- Written request:
Give all the lines below again, exactly, with no pictures.

[start]

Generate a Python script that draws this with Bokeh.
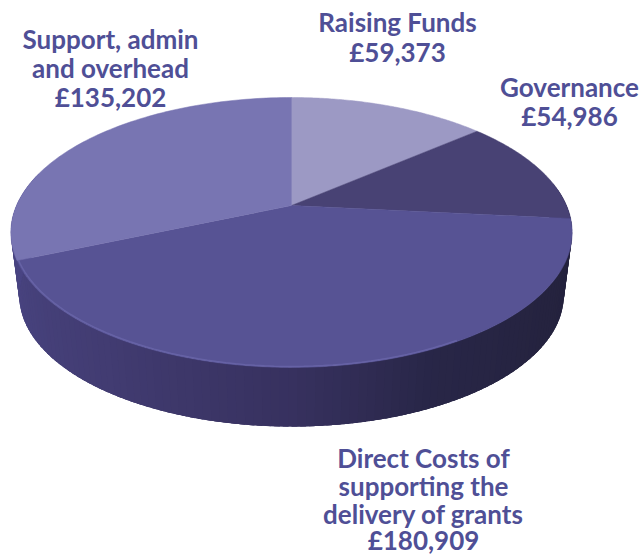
import numpy as np
from bokeh.plotting import figure
from bokeh.models import Range1d, ColumnDataSource
from bokeh.embed import file_html
from bokeh.resources import INLINE

categories = ["Raising Funds", "Governance", "Direct Costs", "Support"]
values = [59373, 54986, 180909, 135202]
face_colors = ["#9c99c4", "#484274", "#575394", "#7875b2"]
label_lines = [
    "Raising Funds", "£59,373",
    "Governance", "£54,986",
    "Direct Costs of", "supporting the", "delivery of grants", "£180,909",
    "Support, admin", "and overhead", "£135,202",
]
label_x = [397, 397, 569, 569, 423, 423, 423, 423, 110, 110, 110]
label_y = [21, 51, 86, 115, 457, 485, 513, 539, 38, 67, 96]
side_stops_deg = [88, 125, 155, 180, 215, 250, 275]
side_stop_colors = ["#23213c", "#25233f", "#282647", "#37315f", "#423c72", "#48437f", "#4a4585"]

CX, CY, R, K, C = 291, 205, 275, 129.6, 0.2
DEPTH, SCALE = 64, 0.97


def project(theta, scale=1.0, dz=0.0, radius=1.0):
    u, v = radius * np.sin(theta), radius * np.cos(theta)
    d = 1 + C * v
    return CX + scale * R * u / d, CY + dz - scale * K * v / d


def rgb(h):
    return np.array([int(h[i:i + 2], 16) for i in (1, 3, 5)], float)


def shade(deg):
    ch = [np.interp(deg, side_stops_deg, [rgb(c)[i] for c in side_stop_colors]) for i in range(3)]
    return "#%02x%02x%02x" % tuple(int(round(c)) for c in ch)


p = figure(width=640, height=554, output_backend="svg", toolbar_location=None,
           x_range=Range1d(0, 640), y_range=Range1d(554, 0), min_border=0)
p.axis.visible = False
p.grid.visible = False
p.outline_line_color = None
p.background_fill_color = "white"
p.border_fill_color = "white"

# side wall: each strip overlaps its neighbours so no seams show
edges = np.arange(80, 283, 1.5)
xs, ys, cols = [], [], []
for a, b in zip(edges[:-1], edges[1:]):
    t = np.radians(np.array([a, b + 2.5]))
    x1, y1 = project(t)
    x2, y2 = project(t[::-1], SCALE, DEPTH)
    xs.append(list(x1) + list(x2))
    ys.append(list(y1) + list(y2))
    cols.append(shade((a + b) / 2))
p.patches(xs, ys, fill_color=cols, line_color=None)

# top faces
total = sum(values)
start = 0.0
wedge_x, wedge_y = [], []
for val in values:
    end = start + val / total * 2 * np.pi
    t = np.linspace(start, end, 90)
    x, y = project(t)
    wedge_x.append([CX] + list(x))
    wedge_y.append([CY] + list(y))
    start = end
p.patches(wedge_x, wedge_y, fill_color=face_colors, line_color=face_colors, line_width=0.5)

# soft highlight on the front-left rim
t = np.radians(np.linspace(150, 247, 60))
x, y = project(t, radius=0.995)
p.line(x, y, line_color="#6a66aa", line_width=1.5, line_alpha=0.8)

src = ColumnDataSource(dict(x=label_x, y=label_y, text=label_lines))
p.text("x", "y", text="text", source=src, text_align="center", text_baseline="middle",
       text_font={"value": "Lato"}, text_font_style="bold", text_font_size="26px",
       text_color="#4f4f96")

open("out.html", "w").write(file_html(p, INLINE))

[end]

- Solution to this problem:
Generate a Python script that draws this with Bokeh.
import numpy as np
from bokeh.plotting import figure
from bokeh.models import Range1d, ColumnDataSource
from bokeh.embed import file_html
from bokeh.resources import INLINE

categories = ["Raising Funds", "Governance", "Direct Costs", "Support"]
values = [59373, 54986, 180909, 135202]
face_colors = ["#9c99c4", "#484274", "#575394", "#7875b2"]
label_lines = [
    "Raising Funds", "£59,373",
    "Governance", "£54,986",
    "Direct Costs of", "supporting the", "delivery of grants", "£180,909",
    "Support, admin", "and overhead", "£135,202",
]
label_x = [397, 397, 569, 569, 423, 423, 423, 423, 110, 110, 110]
label_y = [21, 51, 86, 115, 457, 485, 513, 539, 38, 67, 96]
side_stops_deg = [88, 125, 155, 180, 215, 250, 275]
side_stop_colors = ["#23213c", "#25233f", "#282647", "#37315f", "#423c72", "#48437f", "#4a4585"]

CX, CY, R, K, C = 291, 205, 275, 129.6, 0.2
DEPTH, SCALE = 64, 0.97


def project(theta, scale=1.0, dz=0.0, radius=1.0):
    u, v = radius * np.sin(theta), radius * np.cos(theta)
    d = 1 + C * v
    return CX + scale * R * u / d, CY + dz - scale * K * v / d


def rgb(h):
    return np.array([int(h[i:i + 2], 16) for i in (1, 3, 5)], float)


def shade(deg):
    ch = [np.interp(deg, side_stops_deg, [rgb(c)[i] for c in side_stop_colors]) for i in range(3)]
    return "#%02x%02x%02x" % tuple(int(round(c)) for c in ch)


p = figure(width=640, height=554, output_backend="svg", toolbar_location=None,
           x_range=Range1d(0, 640), y_range=Range1d(554, 0), min_border=0)
p.axis.visible = False
p.grid.visible = False
p.outline_line_color = None
p.background_fill_color = "white"
p.border_fill_color = "white"

# side wall: each strip overlaps its neighbours so no seams show
edges = np.arange(80, 283, 1.5)
xs, ys, cols = [], [], []
for a, b in zip(edges[:-1], edges[1:]):
    t = np.radians(np.array([a, b + 2.5]))
    x1, y1 = project(t)
    x2, y2 = project(t[::-1], SCALE, DEPTH)
    xs.append(list(x1) + list(x2))
    ys.append(list(y1) + list(y2))
    cols.append(shade((a + b) / 2))
p.patches(xs, ys, fill_color=cols, line_color=None)

# top faces
total = sum(values)
start = 0.0
wedge_x, wedge_y = [], []
for val in values:
    end = start + val / total * 2 * np.pi
    t = np.linspace(start, end, 90)
    x, y = project(t)
    wedge_x.append([CX] + list(x))
    wedge_y.append([CY] + list(y))
    start = end
p.patches(wedge_x, wedge_y, fill_color=face_colors, line_color=face_colors, line_width=0.5)

# soft highlight on the front-left rim
t = np.radians(np.linspace(150, 247, 60))
x, y = project(t, radius=0.995)
p.line(x, y, line_color="#6a66aa", line_width=1.5, line_alpha=0.8)

src = ColumnDataSource(dict(x=label_x, y=label_y, text=label_lines))
p.text("x", "y", text="text", source=src, text_align="center", text_baseline="middle",
       text_font={"value": "Lato"}, text_font_style="bold", text_font_size="26px",
       text_color="#4f4f96")

open("out.html", "w").write(file_html(p, INLINE))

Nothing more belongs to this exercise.